DATA BLOCK
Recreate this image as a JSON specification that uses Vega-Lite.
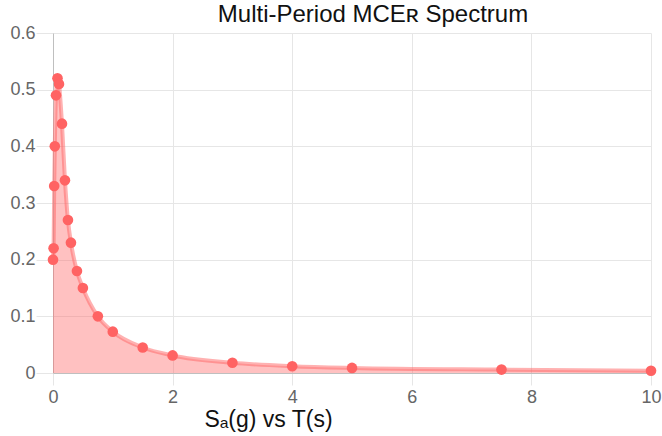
{
  "$schema": "https://vega.github.io/schema/vega-lite/v6.json",
  "autosize": {"type": "none"},
  "width": 598,
  "height": 340,
  "padding": {"left": 53, "top": 33, "right": 11, "bottom": 63},
  "background": "white",
  "title": {
    "text": "Multi-Period MCEʀ Spectrum",
    "font": "Liberation Sans",
    "fontSize": 24,
    "fontWeight": "normal",
    "color": "#111111",
    "anchor": "middle",
    "frame": "group",
    "baseline": "alphabetic",
    "offset": -22,
    "dx": 21
  },
  "config": {
    "view": {"stroke": null},
    "axis": {
      "labelFont": "Liberation Sans",
      "titleFont": "Liberation Sans",
      "labelColor": "#666666",
      "labelFontSize": 18,
      "gridColor": "#e6e6e6",
      "tickColor": "#e6e6e6",
      "domainColor": "#bfbfbf"
    }
  },
  "data": {
    "values": [
      {"T": 0, "Sa": 0.2},
      {"T": 0.01, "Sa": 0.22},
      {"T": 0.02, "Sa": 0.33},
      {"T": 0.03, "Sa": 0.4},
      {"T": 0.05, "Sa": 0.49},
      {"T": 0.075, "Sa": 0.52},
      {"T": 0.1, "Sa": 0.51},
      {"T": 0.15, "Sa": 0.44},
      {"T": 0.2, "Sa": 0.34},
      {"T": 0.25, "Sa": 0.27},
      {"T": 0.3, "Sa": 0.23},
      {"T": 0.4, "Sa": 0.18},
      {"T": 0.5, "Sa": 0.15},
      {"T": 0.75, "Sa": 0.1},
      {"T": 1, "Sa": 0.073},
      {"T": 1.5, "Sa": 0.045},
      {"T": 2, "Sa": 0.031},
      {"T": 3, "Sa": 0.018},
      {"T": 4, "Sa": 0.012},
      {"T": 5, "Sa": 0.009},
      {"T": 7.5, "Sa": 0.006},
      {"T": 10, "Sa": 0.004}
    ]
  },
  "encoding": {
    "x": {
      "field": "T",
      "type": "quantitative",
      "scale": {"domain": [0, 10], "nice": false},
      "axis": {
        "values": [0, 2, 4, 6, 8, 10],
        "title": "Sₐ(g) vs T(s)",
        "titleFontSize": 23,
        "titleFontWeight": "normal",
        "titleColor": "#111111",
        "titleAnchor": "start",
        "titleAlign": "center",
        "titleBaseline": "alphabetic",
        "titleX": 215,
        "titleY": 53,
        "tickSize": 12,
        "labelPadding": 3,
        "labelFlush": false
      }
    },
    "y": {
      "field": "Sa",
      "type": "quantitative",
      "scale": {"domain": [0, 0.6], "nice": false},
      "axis": {
        "values": [0, 0.1, 0.2, 0.3, 0.4, 0.5, 0.6],
        "labelExpr": "datum.value === 0 ? '0' : format(datum.value, '.1f')",
        "title": null,
        "tickSize": 17,
        "labelPadding": 1,
        "labelFlush": false
      }
    }
  },
  "layer": [
    {"mark": {"type": "area", "interpolate": "monotone", "color": "#ff6363", "opacity": 0.4}},
    {"mark": {"type": "line", "interpolate": "monotone", "color": "#ff6363", "opacity": 0.5, "strokeWidth": 4}},
    {"mark": {"type": "point", "filled": true, "size": 113, "color": "#ff6363", "opacity": 1}}
  ]
}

STATED TASK
Quote the material in full and exactly; do not carry over its pictures.

REPLY TO THE EXERCISE
Recreate this image as a JSON specification that uses Vega-Lite.
{
  "$schema": "https://vega.github.io/schema/vega-lite/v6.json",
  "autosize": {"type": "none"},
  "width": 598,
  "height": 340,
  "padding": {"left": 53, "top": 33, "right": 11, "bottom": 63},
  "background": "white",
  "title": {
    "text": "Multi-Period MCEʀ Spectrum",
    "font": "Liberation Sans",
    "fontSize": 24,
    "fontWeight": "normal",
    "color": "#111111",
    "anchor": "middle",
    "frame": "group",
    "baseline": "alphabetic",
    "offset": -22,
    "dx": 21
  },
  "config": {
    "view": {"stroke": null},
    "axis": {
      "labelFont": "Liberation Sans",
      "titleFont": "Liberation Sans",
      "labelColor": "#666666",
      "labelFontSize": 18,
      "gridColor": "#e6e6e6",
      "tickColor": "#e6e6e6",
      "domainColor": "#bfbfbf"
    }
  },
  "data": {
    "values": [
      {"T": 0, "Sa": 0.2},
      {"T": 0.01, "Sa": 0.22},
      {"T": 0.02, "Sa": 0.33},
      {"T": 0.03, "Sa": 0.4},
      {"T": 0.05, "Sa": 0.49},
      {"T": 0.075, "Sa": 0.52},
      {"T": 0.1, "Sa": 0.51},
      {"T": 0.15, "Sa": 0.44},
      {"T": 0.2, "Sa": 0.34},
      {"T": 0.25, "Sa": 0.27},
      {"T": 0.3, "Sa": 0.23},
      {"T": 0.4, "Sa": 0.18},
      {"T": 0.5, "Sa": 0.15},
      {"T": 0.75, "Sa": 0.1},
      {"T": 1, "Sa": 0.073},
      {"T": 1.5, "Sa": 0.045},
      {"T": 2, "Sa": 0.031},
      {"T": 3, "Sa": 0.018},
      {"T": 4, "Sa": 0.012},
      {"T": 5, "Sa": 0.009},
      {"T": 7.5, "Sa": 0.006},
      {"T": 10, "Sa": 0.004}
    ]
  },
  "encoding": {
    "x": {
      "field": "T",
      "type": "quantitative",
      "scale": {"domain": [0, 10], "nice": false},
      "axis": {
        "values": [0, 2, 4, 6, 8, 10],
        "title": "Sₐ(g) vs T(s)",
        "titleFontSize": 23,
        "titleFontWeight": "normal",
        "titleColor": "#111111",
        "titleAnchor": "start",
        "titleAlign": "center",
        "titleBaseline": "alphabetic",
        "titleX": 215,
        "titleY": 53,
        "tickSize": 12,
        "labelPadding": 3,
        "labelFlush": false
      }
    },
    "y": {
      "field": "Sa",
      "type": "quantitative",
      "scale": {"domain": [0, 0.6], "nice": false},
      "axis": {
        "values": [0, 0.1, 0.2, 0.3, 0.4, 0.5, 0.6],
        "labelExpr": "datum.value === 0 ? '0' : format(datum.value, '.1f')",
        "title": null,
        "tickSize": 17,
        "labelPadding": 1,
        "labelFlush": false
      }
    }
  },
  "layer": [
    {"mark": {"type": "area", "interpolate": "monotone", "color": "#ff6363", "opacity": 0.4}},
    {"mark": {"type": "line", "interpolate": "monotone", "color": "#ff6363", "opacity": 0.5, "strokeWidth": 4}},
    {"mark": {"type": "point", "filled": true, "size": 113, "color": "#ff6363", "opacity": 1}}
  ]
}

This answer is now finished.